I offer the following reflections as parishes shift focus to a Family of Parishes.

1. Be open to the inevitability of parish change.

Life is a process made possible by change. Our bodies transform as we grow, as do our social relationships. God never abandons us when we face the inevitable. When we recognize that God’s designs are greater than we can imagine, we can open our minds and hearts to the changes coming in our parish.

2. Be open to see God’s presence in what’s happening in parishes.

The disciples scattered after Jesus’ death, hiding and cowering in fear of the Romans. Their lives seemed shattered and their future uncertain. Then the Resurrection happened, and they experienced joy beyond their wildest dreams. Eventually, they realized God’s way was not their way.

Something similar happens when our lives are turned upside down. It’s easy to recognize God in changes for the better, but those that first bring fear and disappointment are difficult to fathom. They often leave us feeling far removed from what we experience as God’s presence.

The latter is how the faithful feel who have great concern over new plans for their parish changes. Some feel left out of the decision-making process and are angry and frustrated. It’s hard for them to see the blessings, especially if they believe the process was handled poorly.

Regardless, God is present in these happenings and eventually we’ll see His good from what may now seem tragic. The same God moves among us who transformed the early disciples’ fear and dread into hope. What’s happening in our parishes is bigger than any of us.

3. Be open to listen, as Church leaders and parishioners address parish changes.

The local bishop oversees the overall process that influences a parish’s future, assisted by priests, religious men and women and the laity. He is responsible for addressing the clerical shortage and other issues to support the faithful. To do so effectively, many factors are considered, including the number of priests available to minister in parishes and to celebrate the sacraments.

Today, both clergy and laity realize something needs to be done. Many loyal parishioners have valuable knowledge and skills that are useful for this decision-making. The starting point, however, requires Church leaders and parishioners to listen to one another: Listening to the bishop’s words, the archdiocese’s proposals, and the pastors and parishioners’ advice. Processes are most successful when everyone involved respects one another.

4. Be honest with one’s thoughts and feelings about what’s happening in parishes.

Effective communication creates opportunities for sharing both thoughts and feelings through a climate that welcomes everyone’s genuine input.

This is not easy! Some fear sharing their true thoughts because they believe leaders will not listen or that decisions are already made. Still others are naturally shy.

However, it is paramount with important issues that leaders create a climate of trust to encourage everyone to express their perspectives – otherwise, unarticulated thoughts and feelings, especially negative ones, may surface later and be harder to address.
When engaged in emotion-laden conversations, encourage participants to think through how to express themselves before speaking. This better enables a person’s true feelings to emerge.

5. Remember that the parish is a means to an end, not an end in itself.

Although parishes have shifted and modified many times over the centuries, they remain the most successful means for maintaining community and proclaiming the Good News.

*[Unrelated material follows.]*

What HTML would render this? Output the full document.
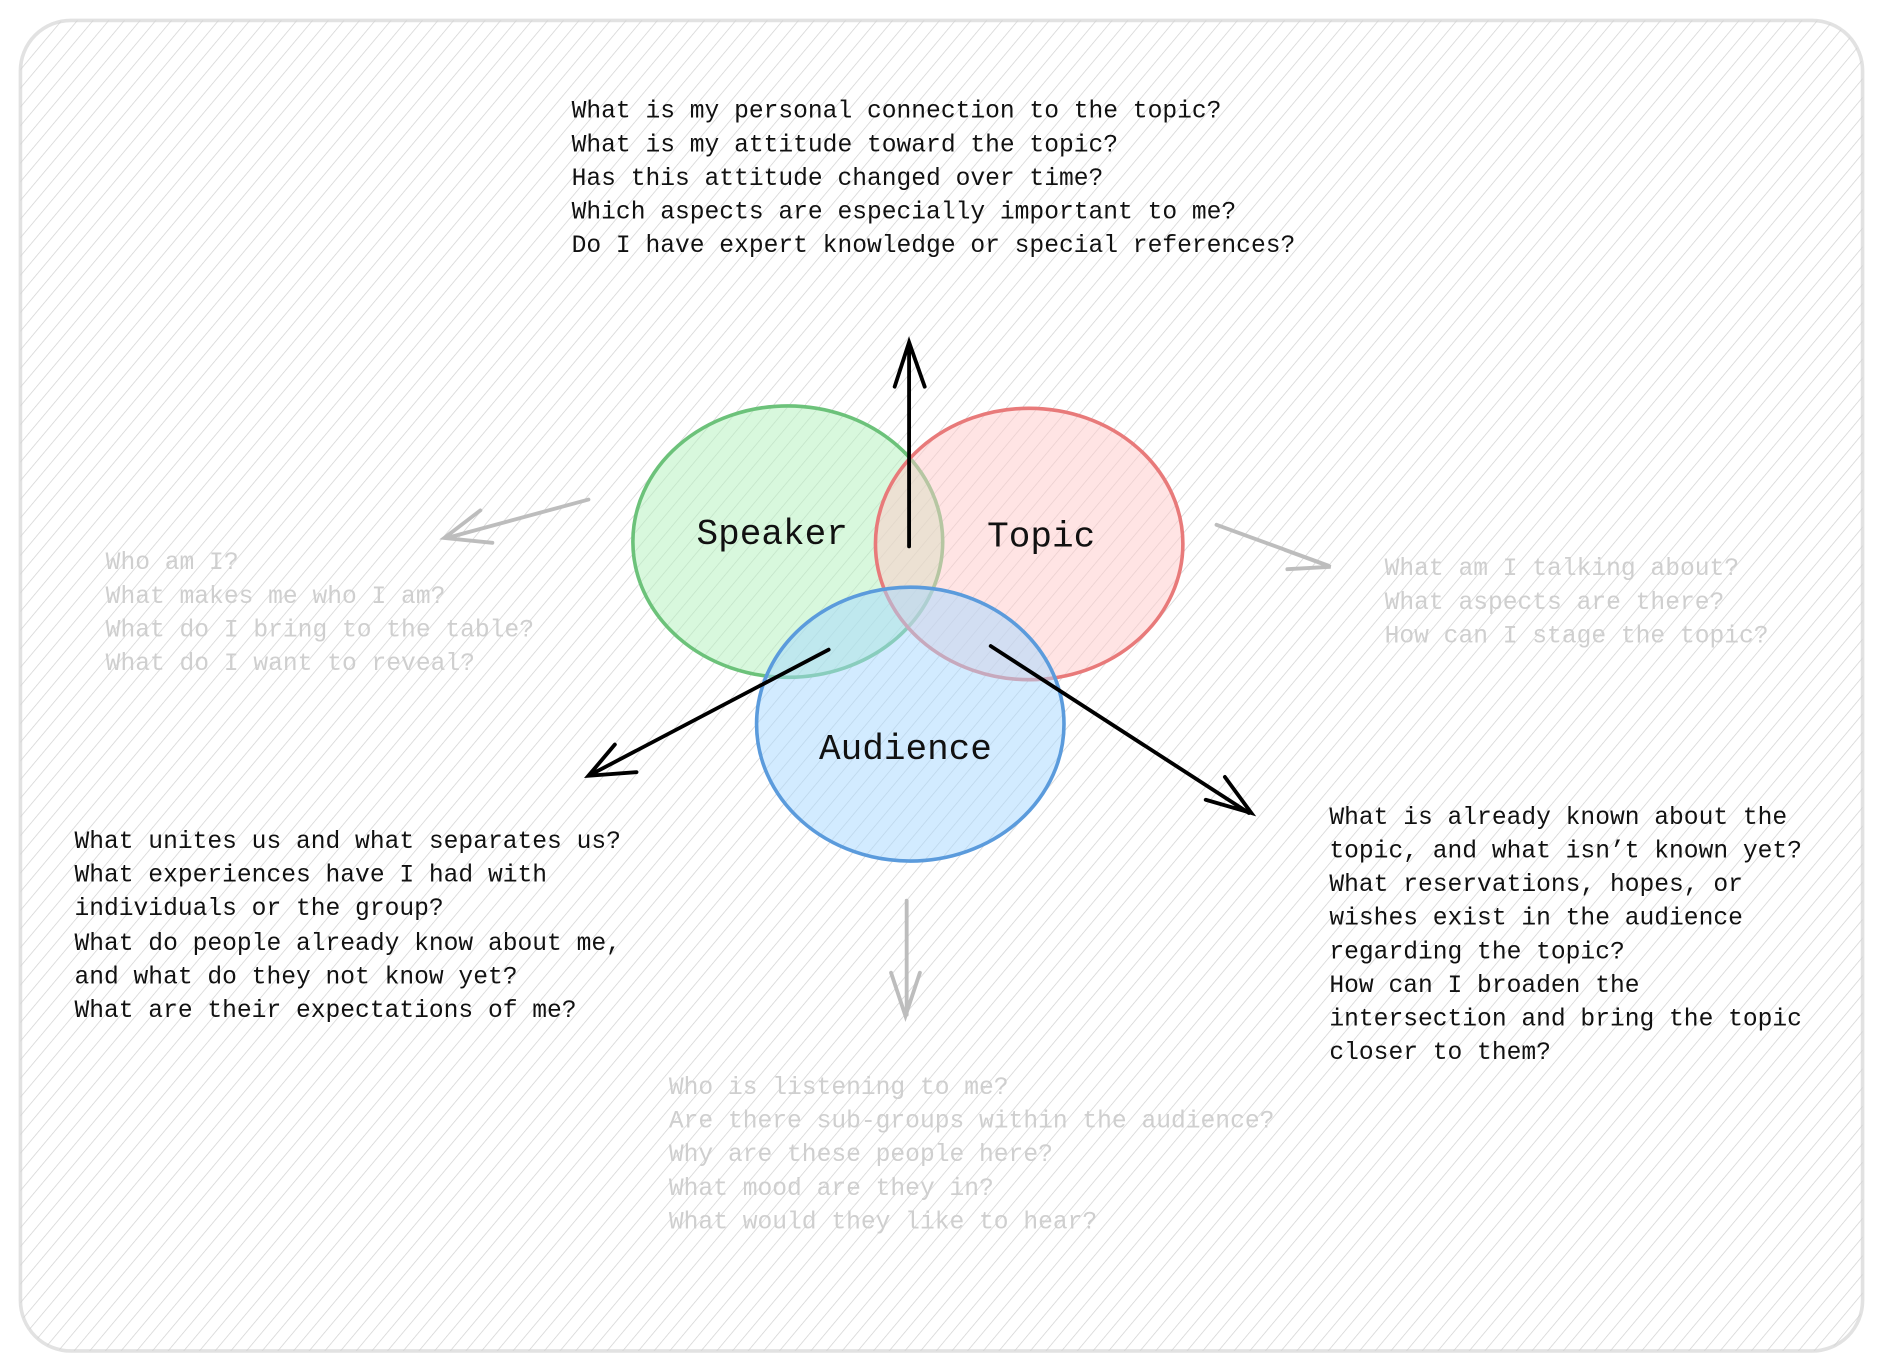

From the time I first celebrated Mass until today, I have witnessed numerous parish configurations. Each in its own way brought to the minds and hearts of the faithful God’s love and the mystery of the Church as the Body of Christ.

As I watched parishes change over the years, the Holy Spirit gently guided both pastors and parishioners into the future. As with anything else, mistakes were made and feelings hurt, but God’s designs ultimately prevailed.

Let us pray that as we each enter into our new Family of Parishes, we continue to become more effective servants of Jesus’ mission to proclaim His Gospel to the world.